THE VOICE YOU LISTEN TO

By Joy Cannis: “God, please help me.”

At one point in my life, this was my daily plea as I came down from whatever I was high on.  Vivid images flood my mind as I close my eyes tightly and relive those moments. The stench of cigarettes, liquor and dance-floor fog. The guns on their hips; mine holstered securely on my thigh. Long white lines laid out on a table…

“Do the whole thing or you might as well not do any at all.  You’ll be free.”

And I was free … for a few hours. But the elusive high is like chasing a ghost.   And for years, those thoughts and images acted like a mental prison, closing the door behind me.

Those of us who have been addicted to evading reality understand that dark, inescapable hell where you can no longer control the madness. The drugs, alcohol, sex, cutting, stealing -- name your poison – stop working one day.

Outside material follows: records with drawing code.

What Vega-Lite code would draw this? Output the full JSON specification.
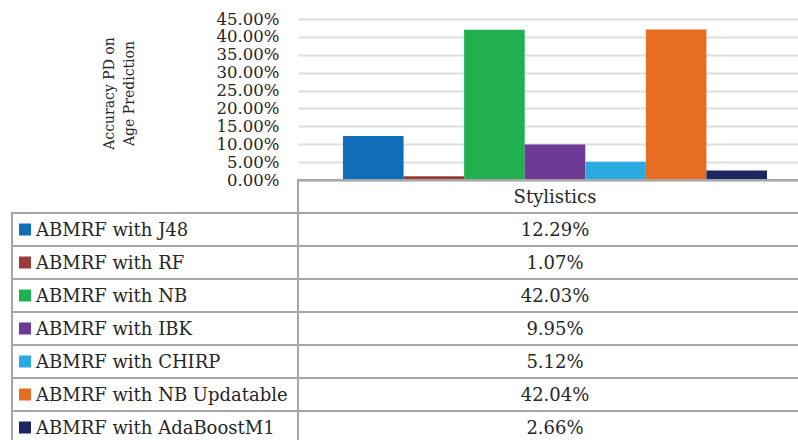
{
  "$schema": "https://vega.github.io/schema/vega-lite/v6.json",
  "autosize": {"type": "none"},
  "padding": {"left": 298, "top": 19, "right": 0, "bottom": 260},
  "width": 500,
  "height": 161,
  "config": {"view": {"stroke": null}, "font": "DejaVu Serif", "text": {"font": "DejaVu Serif", "color": "#262626"}},
  "data": {"values": [
    {"Category": "Stylistics", "Method": "ABMRF with J48", "Accuracy": 0.1229},
    {"Category": "Stylistics", "Method": "ABMRF with RF", "Accuracy": 0.0107},
    {"Category": "Stylistics", "Method": "ABMRF with NB", "Accuracy": 0.4203},
    {"Category": "Stylistics", "Method": "ABMRF with IBK", "Accuracy": 0.0995},
    {"Category": "Stylistics", "Method": "ABMRF with CHIRP", "Accuracy": 0.0512},
    {"Category": "Stylistics", "Method": "ABMRF with NB Updatable", "Accuracy": 0.4204},
    {"Category": "Stylistics", "Method": "ABMRF with AdaBoostM1", "Accuracy": 0.0266}
  ]},
  "layer": [
    {
      "mark": {"type": "bar"},
      "encoding": {
        "x": {"field": "Category", "type": "nominal", "scale": {"range": [0, 514], "paddingInner": 0, "paddingOuter": 0},
              "axis": {"title": null, "labels": false, "ticks": false, "domainColor": "#a6a6a6", "domainWidth": 2}},
        "xOffset": {"field": "Method", "type": "nominal",
                    "scale": {"domain": ["ABMRF with J48", "ABMRF with RF", "ABMRF with NB", "ABMRF with IBK", "ABMRF with CHIRP", "ABMRF with NB Updatable", "ABMRF with AdaBoostM1"], "paddingInner": 0, "paddingOuter": 0.743}},
        "y": {"field": "Accuracy", "type": "quantitative", "scale": {"domain": [0, 0.45], "nice": false},
              "axis": {"values": [0, 0.05, 0.1, 0.15, 0.2, 0.25, 0.3, 0.35, 0.4, 0.45], "format": ".2%",
                       "title": ["Accuracy PD on", "Age Prediction"], "domain": false, "ticks": false,
                       "grid": true, "gridColor": "#dedede", "gridWidth": 2,
                       "labelFont": "DejaVu Serif", "labelFontSize": 16.5, "labelColor": "#262626", "labelPadding": 19,
                       "titleFont": "DejaVu Serif", "titleFontSize": 14, "titleFontWeight": "normal", "titleColor": "#262626",
                       "titlePadding": 80, "titleLineHeight": 20, "titleY": 74}},
        "color": {"field": "Method", "type": "nominal", "legend": null,
                  "scale": {"domain": ["ABMRF with J48", "ABMRF with RF", "ABMRF with NB", "ABMRF with IBK", "ABMRF with CHIRP", "ABMRF with NB Updatable", "ABMRF with AdaBoostM1"],
                            "range": ["#106EB8", "#9B3B38", "#21B04F", "#6F3996", "#29ABE2", "#E66D24", "#1E2660"]}}
      }
    },
    {
      "layer": [
        {
          "mark": {"type": "rect", "fill": null, "fillOpacity": 0, "stroke": "#a6a6a6", "strokeWidth": 2},
          "encoding": {
            "x": {"field": "Category", "type": "nominal"},
            "y": {"field": "Method", "type": "nominal", "axis": null,
                  "scale": {"domain": ["Stylistics", "ABMRF with J48", "ABMRF with RF", "ABMRF with NB", "ABMRF with IBK", "ABMRF with CHIRP", "ABMRF with NB Updatable", "ABMRF with AdaBoostM1"], "range": [161, 425], "paddingInner": 0, "paddingOuter": 0}}
          }
        },
        {
          "transform": [{"aggregate": [{"op": "count", "as": "n"}], "groupby": ["Category"]}],
          "mark": {"type": "rect", "fill": null, "fillOpacity": 0, "stroke": "#a6a6a6", "strokeWidth": 2},
          "encoding": {
            "x": {"field": "Category", "type": "nominal"},
            "y": {"field": "Category", "type": "nominal", "axis": null}
          }
        },
        {
          "mark": {"type": "rect", "fill": null, "fillOpacity": 0, "stroke": "#a6a6a6", "strokeWidth": 2},
          "encoding": {
            "x": {"value": -286},
            "x2": {"value": 0},
            "y": {"field": "Method", "type": "nominal", "axis": null}
          }
        },
        {
          "mark": {"type": "point", "shape": "square", "filled": true, "size": 144, "opacity": 1},
          "encoding": {
            "x": {"value": -273},
            "y": {"field": "Method", "type": "nominal", "axis": null},
            "color": {"field": "Method", "type": "nominal", "legend": null}
          }
        },
        {
          "mark": {"type": "text", "align": "left", "baseline": "middle", "fontSize": 18, "dy": 1},
          "encoding": {
            "x": {"value": -262},
            "y": {"field": "Method", "type": "nominal", "axis": null},
            "text": {"field": "Method", "type": "nominal"}
          }
        },
        {
          "mark": {"type": "text", "align": "center", "baseline": "middle", "fontSize": 18, "dy": 1},
          "encoding": {
            "x": {"field": "Category", "type": "nominal"},
            "y": {"field": "Method", "type": "nominal", "axis": null},
            "text": {"field": "Accuracy", "type": "quantitative", "format": ".2%"}
          }
        },
        {
          "transform": [{"aggregate": [{"op": "count", "as": "n"}], "groupby": ["Category"]}],
          "mark": {"type": "text", "align": "center", "baseline": "middle", "fontSize": 18, "dy": 1},
          "encoding": {
            "x": {"field": "Category", "type": "nominal"},
            "y": {"field": "Category", "type": "nominal", "axis": null},
            "text": {"field": "Category", "type": "nominal"}
          }
        }
      ]
    }
  ],
  "resolve": {"scale": {"y": "independent"}}
}
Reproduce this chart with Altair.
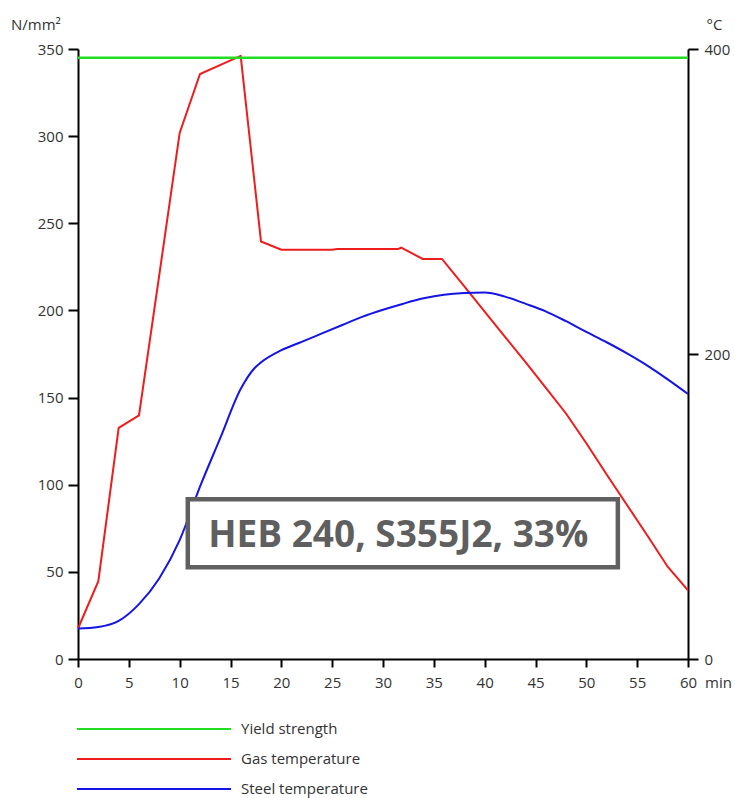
import altair as alt
import pandas as pd

# ---------------- data ----------------
series_names = ["Yield strength", "Gas temperature", "Steel temperature"]
series_colors = ["#22dd22", "#ee1c1c", "#1414e6"]

yield_time = [0, 60]
yield_strength = [345, 345]  # N/mm²

gas_time = [0, 2, 4, 6, 8, 10, 12, 16, 18, 20, 25, 25.5, 31.5, 31.8, 33.9, 35.8,
            38, 40, 42, 44, 46, 48, 50, 52, 54, 56, 58, 60]
gas_temp = [20, 51, 151.5, 159.7, 252, 345, 383.6, 395.5, 273.8, 268.4, 268.4, 268.9, 268.9, 269.8, 262.3, 262.3,
            244.3, 227.8, 211.3, 194.8, 178, 161, 141.5, 121, 101, 81, 60.5, 45]

steel_time = [0, 2, 4, 6, 8, 10, 12, 14, 16, 17.4, 18, 20, 22, 24, 26, 28, 30, 32, 34, 36,
              38, 40, 42, 44, 46, 48, 50, 52, 54, 56, 58, 60]
steel_temp = [20, 21, 25, 36, 53, 78, 113, 145, 177, 191, 194.5, 202.5, 208, 213.5, 219, 224.5, 229, 233, 236.5, 238.9,
              240.0, 240.3, 237.6, 233, 228, 221.5, 214.5, 207.7, 200.4, 192.4, 183.4, 173.8]

x_ticks = list(range(0, 61, 5))
left_ticks = list(range(0, 351, 50))
right_ticks = [0, 200, 400]

annotation_text = ["HEB 240, S355J2, 33%"]
annotation_box_time = [10.8, 53.1]      # min
annotation_box_stress = [52.6, 91.6]    # N/mm²
annotation_anchor = [31.5, 64.4]        # (min, N/mm²)

# ---------------- layout / style ----------------
W, H = 610, 610
FONT = "Open Sans"
TXT = "#333333"

yield_df = pd.DataFrame({"time": yield_time, "value": yield_strength, "series": series_names[0]})
gas_df = pd.DataFrame({"time": gas_time, "value": gas_temp, "series": series_names[1]})
steel_df = pd.DataFrame({"time": steel_time, "value": steel_temp, "series": series_names[2]})
box_df = pd.DataFrame({"x1": [annotation_box_time[0]], "x2": [annotation_box_time[1]],
                       "y1": [annotation_box_stress[0]], "y2": [annotation_box_stress[1]]})
text_df = pd.DataFrame({"tx": [annotation_anchor[0]], "ty": [annotation_anchor[1]], "label": annotation_text})

common_axis = dict(labelFont=FONT, labelFontSize=15, labelColor=TXT, tickColor="black", tickWidth=2,
                   domainColor="black", domainWidth=2, grid=False, titleFont=FONT, titleFontSize=15,
                   titleFontWeight="normal", titleColor=TXT, titleAngle=0)

x_axis = alt.Axis(values=x_ticks, title="min", tickSize=8, labelPadding=8, titleX=626.5, titleY=16,
                  titleAlign="left", titleBaseline="top", labelFlush=False, **common_axis)
left_axis = alt.Axis(values=left_ticks, orient="left", title="N/mm²", tickSize=10, labelPadding=5,
                     titleX=-67.5, titleY=-25, titleAlign="left", titleBaseline="middle", **common_axis)
right_axis = alt.Axis(values=right_ticks, orient="right", title="°C", tickSize=10, labelPadding=6,
                      titleX=18, titleY=-25, titleAlign="left", titleBaseline="middle", **common_axis)

x_scale = alt.Scale(domain=[0, 60], nice=False)
left_scale = alt.Scale(domain=[0, 350], nice=False)
right_scale = alt.Scale(domain=[0, 400], nice=False)

color = alt.Color(
    "series:N",
    scale=alt.Scale(domain=series_names, range=series_colors),
    legend=alt.Legend(title=None, orient="none", legendX=-2, legendY=665, direction="vertical",
                      symbolType="stroke", symbolSize=23716, symbolStrokeWidth=2, clipHeight=30,
                      rowPadding=0, labelOffset=9, labelFont=FONT, labelFontSize=15,
                      labelColor=TXT, labelLimit=400),
)

gas_line = alt.Chart(gas_df).mark_line(strokeWidth=2).encode(
    x=alt.X("time:Q", scale=x_scale, axis=x_axis),
    y=alt.Y("value:Q", scale=right_scale, axis=right_axis),
    color=color,
)
steel_line = alt.Chart(steel_df).mark_line(strokeWidth=2, interpolate="monotone").encode(
    x=alt.X("time:Q", scale=x_scale, axis=x_axis),
    y=alt.Y("value:Q", scale=right_scale, axis=right_axis),
    color=color,
)
right_layer = alt.layer(gas_line, steel_line)

yield_line = alt.Chart(yield_df).mark_line(strokeWidth=2.5).encode(
    x=alt.X("time:Q", scale=x_scale, axis=x_axis),
    y=alt.Y("value:Q", scale=left_scale, axis=left_axis),
    color=color,
)
box = alt.Chart(box_df).mark_rect(fill="white", stroke="#606060", strokeWidth=4.5).encode(
    x=alt.X("x1:Q", scale=x_scale, axis=x_axis), x2="x2",
    y=alt.Y("y1:Q", scale=left_scale, axis=left_axis), y2="y2",
)
label = alt.Chart(text_df).mark_text(font=FONT, fontSize=37, fontWeight="bold", color="#5f5f5f",
                                     align="center", baseline="alphabetic").encode(
    x=alt.X("tx:Q", scale=x_scale, axis=x_axis),
    y=alt.Y("ty:Q", scale=left_scale, axis=left_axis),
    text="label:N",
)
left_layer = alt.layer(yield_line, box, label)

chart = (
    alt.layer(right_layer, left_layer)
    .resolve_scale(y="independent")
    .properties(width=W, height=H, background="white",
                padding={"left": 78, "top": 49, "right": 47, "bottom": 139},
                autosize=alt.AutoSizeParams(type="none"),
                view=alt.ViewBackground(stroke="transparent", strokeWidth=0))
    .configure_view(stroke="transparent", strokeWidth=0, strokeOpacity=0)
    .configure_axis(grid=False, gridOpacity=0)
    .configure(font=FONT, style={"cell": {"stroke": "transparent", "strokeWidth": 0}})
)

chart.save("out.html", embed_options={"renderer": "svg", "actions": False})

So I am overcome with gratitude as I lay in bed, more than a decade later.  In the stillness of the night, I stare at the ceiling, replaying that prodigal past.  I feel warm tears run down the sides of my face, because I once was lost, but now I’m found.

I once thought I was beyond human aid.  But I wasn’t.  And more than that, I was worth it. God loved me in my darkest hour, and though I deserved death, I know His protection sustained me.

As you stare at your ceiling, what voice are you listening to?  If it is telling you anything other than, “You are worth saving,” then it’s a lie. You and I both were created with great purpose.  We are worth it, and we are People of the Second Chance.